Fixed-income manager PIMCO is planning to increase its exposure to digital currencies such as Bitcoin (BTC) after dabbling in the asset class through crypto-linked securities, offering the latest evidence that major institutions are starting to embrace the emerging asset class.
In an interview with CNBC on Wednesday, chief investment officer Daniel Ivascyn confirmed that PIMCO already has exposure to “crypto-linked securities” through various hedge fund portfolios. He said the firm plans to gradually increase its exposure to the asset class as part of its “trend-following strategies or quant-oriented strategies.” He further explained:
“This will be a gradual process where we spent a lot of time on the internal diligence side speaking to investors. And we’ll take baby steps in an area that’s rapidly growing.”
Founded in 1971, PIMCO is one of the world’s largest asset managers focused on active fixed-income securities. The firm’s assets under management totaled $2.2 trillion as of Dec. 31, 2020.
The news dropped on Wednesday as Bitcoin shattered all-time highs above $67,000 and Ether (ETH) eclipsed $4,100 for the first time since May. In the process, the total cryptocurrency market capitalization reached a new record high above $2.63 trillion, according to Cointelegraph Markets Pro.
Related: Bitcoin briefly flippens Swiss franc after rally to new ATH
Institutions have been piling into crypto investments for much of 2021, reflecting the growing mainstream acceptance of digital assets.

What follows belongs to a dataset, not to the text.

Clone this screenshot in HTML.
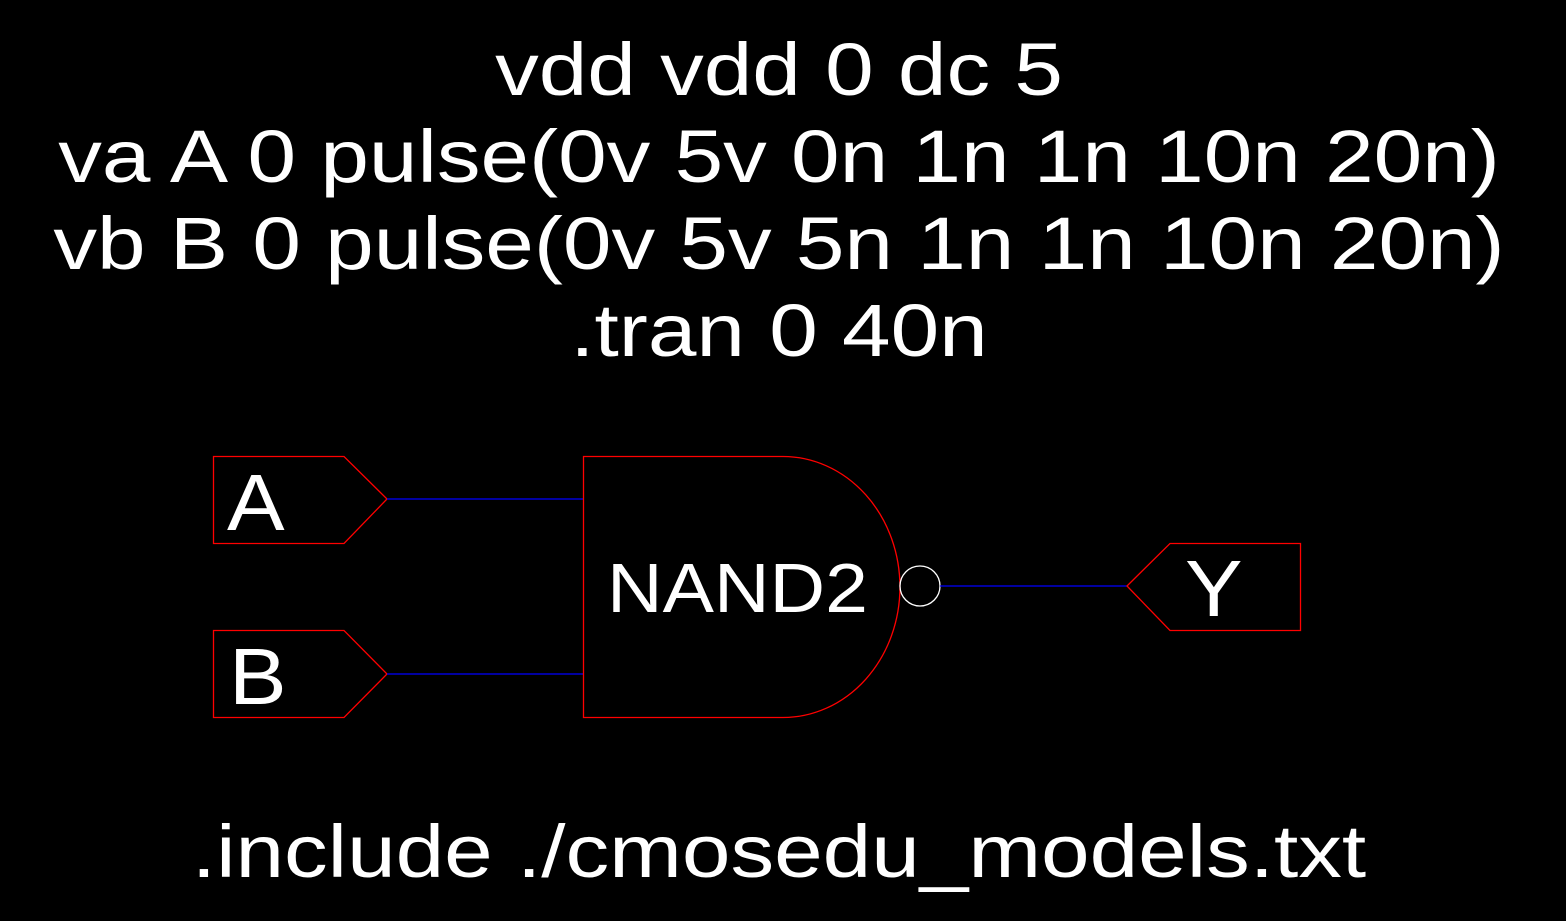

A September survey from European investment manager Nickel Digital Asset Management revealed that nearly two-thirds, or 62%, of global institutional investors with zero exposure to crypto planned to make their first investments within 12 months. Meanwhile, institutional capital was the major driving force behind Asia’s 706% surge in crypto transactions over the past year, according to data from Chainalysis.